Talk about your problems

You know what people say about getting your mind off things? They say, ‘If you want to forget it, don’t think or talk about it.’
 I’d have to disagree with that. Not talking or sharing your problems is much dangerous because, you have it in your mind and heart the whole time. Even if you busy yourself to get your mind off it, the truth is, every time you go to bed, it’s the last thing you think and cry about.


Talk about and share your experiences with a trustworthy person. For example, if your ex cheated on you and after the break up, you’re just putting the pieces together of the times he lied that he was visiting his parent whereas he was seeing his ex, share it with them. This helps you heal more and also enlightens another member of the universe about the signs their significant other is cheating.


Be patient

Wiping away memories and feelings isn’t a day’s work. I’m sure you’re considering buying a wand that can do a spell on you to heal and forget. I wish I could too if any existed. This process takes time. You might feel that you’re moving on and at the mention of their name or sight, you’re back to being hurt and wounded again. It happens. You feel as though it is impossible but it isn’t . It is because you cared about them at some point so, it’s hard to stop.

Don’t give up on yourself. There will be a time you’ll  look back at all these and ask yourself; ‘’Did I actually cry over him?’’


Be there for your friends

Most times, we go through life forgetting other people and make everything about ourselves. Don’t forget that as you’re going through your phase, someone out there is going through theirs. So, be there for your friends going through the same or a different problem. Believe me, there’s no bond as strong as uniting with someone who is going through the same thing as you. It forms a kind of club where there is support and independence.


Spoil yourself

After going through this self-discovery phase, It’s time to enjoy life for what it is. Go out and treat yourself. Feel the joy that comes from being independent and the pleasure that comes with self-love. Honestly, you won’t notice this until someone comes up to you to tell how different you look because, they are meeting a revised version of yourself. Your ex may even admire you.

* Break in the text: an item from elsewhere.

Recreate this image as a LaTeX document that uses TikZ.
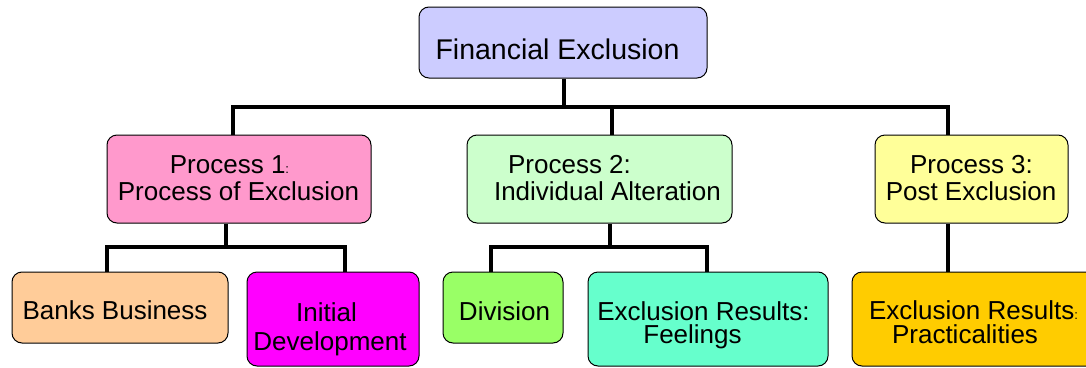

But note to yourself, You’re not doing a make-over to tell your ex they’re missing out or something. This should be the farthest thing from your mind. Your ex shouldn’t matter to you anymore.
 People often make that mistake,they create another version of themselves and have a full-fledged make-over to get the ‘glow’ people always talk about. It’s very easy to achieve this with new style, make-up, and outfits. Humans are always moved by what they see and your ex might see you and feel you became hotter all of a sudden.

Ask yourself this question, do they want you back because they love you or because they  think you’ve moved on and now look hotter?

Glow should come from within and not your outward appearance. Don’t get me wrong, it’s good to look attractive after the break up period but, it shouldn’t be that you look good on the outside but haven’t moved on deep down.

 That being said, enjoy yourself and be the boss! you were meant to be.

In conclusion, going through a break up can be hard and takes time. Even after the following steps, you might break down at some point in frustration. It also depends on your mindset. You can decide to remain depressed or break free and move on. It’s a bitter pill to swallow but you have to face the hurt and deal with it. Dress up, boss up, and get over it!